We never thought of ourselves as the kind of people who would be keeping a tub of goose fat in the back of our fridge, but down here everyone does it. It goes into making a proper tourin (garlic soup) and many other things, but mostly it’s for the spuds—pommes de terre sarladaises, the perfect accompaniment for your maigret or confit, and perhaps the most exalted employment of the humble potato ever devised.
Some of the other Périgourdin specialities require real skill, but anyone can make Sarlat potatoes with a little practice (and almost everyone who spends time down here takes home some goose fat and tries). So we’ll tell you how to do it. Get some nice, firm floury spuds, and slice them however you fancy. (If you’re handy with a knife, try slicing them thin but only 95% of the way through, so you can fan your potato like a deck of cards, and let them fall apart as they cook; that’s how the grandmas in the best ferme auberges do it).
The fat (duck, goose, it doesn’t matter) is available in any supermarket; a tin of confits will have more than enough in it. Heat it in a heavy skillet. Here’s a secret. The result will depend on how much you use; a thin layer of fat will make them a little burnt and a little white (most peoples’ favourite); 15mm (never more) gives you golden brown potatoes that are more evenly cooked.

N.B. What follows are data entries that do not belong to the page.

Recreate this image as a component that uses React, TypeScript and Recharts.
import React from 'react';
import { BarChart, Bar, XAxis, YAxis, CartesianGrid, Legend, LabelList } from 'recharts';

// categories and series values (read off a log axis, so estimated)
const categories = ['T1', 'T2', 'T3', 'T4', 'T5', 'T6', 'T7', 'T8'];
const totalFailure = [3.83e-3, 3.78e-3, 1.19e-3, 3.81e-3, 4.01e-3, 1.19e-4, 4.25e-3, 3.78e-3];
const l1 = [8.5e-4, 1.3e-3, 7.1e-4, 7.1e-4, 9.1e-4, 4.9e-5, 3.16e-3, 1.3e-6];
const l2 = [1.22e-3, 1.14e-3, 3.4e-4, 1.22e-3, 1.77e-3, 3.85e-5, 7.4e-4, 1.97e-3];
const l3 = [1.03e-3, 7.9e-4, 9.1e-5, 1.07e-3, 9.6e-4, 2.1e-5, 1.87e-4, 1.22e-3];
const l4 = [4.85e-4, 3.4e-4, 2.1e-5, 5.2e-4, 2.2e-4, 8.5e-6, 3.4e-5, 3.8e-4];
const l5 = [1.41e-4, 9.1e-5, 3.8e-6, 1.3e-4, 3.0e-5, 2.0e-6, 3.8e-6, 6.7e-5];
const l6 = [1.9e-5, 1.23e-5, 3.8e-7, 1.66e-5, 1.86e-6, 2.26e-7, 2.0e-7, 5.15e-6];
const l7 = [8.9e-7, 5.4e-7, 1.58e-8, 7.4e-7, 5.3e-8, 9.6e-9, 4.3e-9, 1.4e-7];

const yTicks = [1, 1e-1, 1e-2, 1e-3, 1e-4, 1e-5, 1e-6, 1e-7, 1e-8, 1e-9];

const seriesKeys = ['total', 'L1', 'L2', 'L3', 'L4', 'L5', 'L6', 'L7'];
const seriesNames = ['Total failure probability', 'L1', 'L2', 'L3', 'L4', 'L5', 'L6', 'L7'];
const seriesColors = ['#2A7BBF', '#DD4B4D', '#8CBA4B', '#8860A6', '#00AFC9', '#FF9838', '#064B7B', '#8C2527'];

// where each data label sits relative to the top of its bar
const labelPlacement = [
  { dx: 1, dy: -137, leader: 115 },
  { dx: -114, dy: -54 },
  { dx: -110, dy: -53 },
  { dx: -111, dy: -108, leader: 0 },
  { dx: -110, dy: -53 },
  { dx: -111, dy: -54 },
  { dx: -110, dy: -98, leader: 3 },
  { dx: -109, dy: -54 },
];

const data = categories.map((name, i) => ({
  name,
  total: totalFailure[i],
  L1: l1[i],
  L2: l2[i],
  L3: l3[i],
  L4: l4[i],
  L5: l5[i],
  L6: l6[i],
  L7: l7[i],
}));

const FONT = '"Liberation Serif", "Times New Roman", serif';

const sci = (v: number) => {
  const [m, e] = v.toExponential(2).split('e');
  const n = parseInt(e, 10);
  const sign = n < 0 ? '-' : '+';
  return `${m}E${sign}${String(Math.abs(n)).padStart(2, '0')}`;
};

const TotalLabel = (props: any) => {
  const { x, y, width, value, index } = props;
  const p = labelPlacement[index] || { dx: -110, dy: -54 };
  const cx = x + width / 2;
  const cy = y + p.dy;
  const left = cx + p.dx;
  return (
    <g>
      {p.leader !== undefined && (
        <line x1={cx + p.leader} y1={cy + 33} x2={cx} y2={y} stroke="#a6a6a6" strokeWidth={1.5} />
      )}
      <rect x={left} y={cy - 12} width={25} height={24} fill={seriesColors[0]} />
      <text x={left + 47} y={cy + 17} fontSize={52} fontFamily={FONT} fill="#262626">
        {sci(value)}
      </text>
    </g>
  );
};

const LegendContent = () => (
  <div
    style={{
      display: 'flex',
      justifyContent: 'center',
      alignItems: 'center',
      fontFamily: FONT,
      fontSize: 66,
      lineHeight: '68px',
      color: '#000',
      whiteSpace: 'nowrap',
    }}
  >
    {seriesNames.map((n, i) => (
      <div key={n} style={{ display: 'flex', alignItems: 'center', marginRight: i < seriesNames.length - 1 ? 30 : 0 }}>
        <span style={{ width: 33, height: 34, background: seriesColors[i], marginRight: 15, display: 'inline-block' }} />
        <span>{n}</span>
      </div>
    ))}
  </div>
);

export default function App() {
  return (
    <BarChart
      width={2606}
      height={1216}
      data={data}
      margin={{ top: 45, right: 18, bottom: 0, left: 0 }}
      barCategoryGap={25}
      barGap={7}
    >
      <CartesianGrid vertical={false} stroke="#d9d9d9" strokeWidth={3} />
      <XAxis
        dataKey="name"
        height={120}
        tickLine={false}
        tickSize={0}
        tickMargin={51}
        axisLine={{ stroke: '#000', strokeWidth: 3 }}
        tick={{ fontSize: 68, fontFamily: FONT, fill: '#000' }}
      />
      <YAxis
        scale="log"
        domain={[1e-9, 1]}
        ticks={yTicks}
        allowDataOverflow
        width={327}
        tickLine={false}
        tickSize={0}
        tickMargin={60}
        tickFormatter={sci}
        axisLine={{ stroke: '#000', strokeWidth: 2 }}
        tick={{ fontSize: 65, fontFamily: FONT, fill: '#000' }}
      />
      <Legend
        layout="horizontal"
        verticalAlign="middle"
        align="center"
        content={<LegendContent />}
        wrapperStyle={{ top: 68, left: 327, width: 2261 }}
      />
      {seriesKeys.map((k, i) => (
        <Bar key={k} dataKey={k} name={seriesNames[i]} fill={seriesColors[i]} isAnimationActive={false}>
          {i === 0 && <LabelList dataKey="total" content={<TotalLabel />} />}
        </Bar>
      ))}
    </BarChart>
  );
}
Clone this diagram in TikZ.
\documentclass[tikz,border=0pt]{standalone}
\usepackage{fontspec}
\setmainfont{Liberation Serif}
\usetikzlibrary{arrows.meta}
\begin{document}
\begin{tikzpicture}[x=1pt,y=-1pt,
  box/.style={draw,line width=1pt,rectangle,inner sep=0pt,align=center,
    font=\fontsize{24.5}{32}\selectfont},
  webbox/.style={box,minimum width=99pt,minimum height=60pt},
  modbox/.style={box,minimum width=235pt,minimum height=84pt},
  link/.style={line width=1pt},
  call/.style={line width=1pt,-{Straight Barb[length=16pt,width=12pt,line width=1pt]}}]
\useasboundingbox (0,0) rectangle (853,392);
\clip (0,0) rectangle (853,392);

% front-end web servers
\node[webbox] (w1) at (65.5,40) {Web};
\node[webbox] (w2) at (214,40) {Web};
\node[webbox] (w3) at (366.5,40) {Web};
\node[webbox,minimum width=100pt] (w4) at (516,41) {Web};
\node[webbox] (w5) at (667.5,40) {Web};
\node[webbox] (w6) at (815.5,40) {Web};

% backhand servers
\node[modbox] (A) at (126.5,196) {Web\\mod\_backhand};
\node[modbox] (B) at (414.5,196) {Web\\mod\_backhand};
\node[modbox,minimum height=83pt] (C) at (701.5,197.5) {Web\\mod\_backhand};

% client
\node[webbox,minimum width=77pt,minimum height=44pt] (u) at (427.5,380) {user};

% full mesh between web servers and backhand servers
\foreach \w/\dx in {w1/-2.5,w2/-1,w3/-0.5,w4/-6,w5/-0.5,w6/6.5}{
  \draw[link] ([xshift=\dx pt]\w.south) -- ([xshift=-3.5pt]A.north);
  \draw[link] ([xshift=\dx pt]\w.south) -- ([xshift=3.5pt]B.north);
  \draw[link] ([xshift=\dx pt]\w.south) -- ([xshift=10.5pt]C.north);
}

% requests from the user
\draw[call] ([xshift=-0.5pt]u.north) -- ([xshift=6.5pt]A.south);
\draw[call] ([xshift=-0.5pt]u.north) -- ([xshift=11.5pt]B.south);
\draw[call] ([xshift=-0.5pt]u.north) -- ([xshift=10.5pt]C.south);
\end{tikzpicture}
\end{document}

If they stick, you’ve got inferior spuds, but keep scraping them off the bottom and hope for the best. Salt and black pepper early and often. Don’t run off; you’ll be stuck near the stove turning them occasionally for about twenty minutes; turn down the heat for a while if they’re browning too fast. Chop some garlic fine (1 to 1 ½ cloves per person) and when the potatoes are about done, clear a space and throw the garlic in. Let it brown a tiny bit and then mix it around. Tilt the pan as you remove the potatoes so they drain a little, and then toss some chopped fresh parsley on top. And there you are.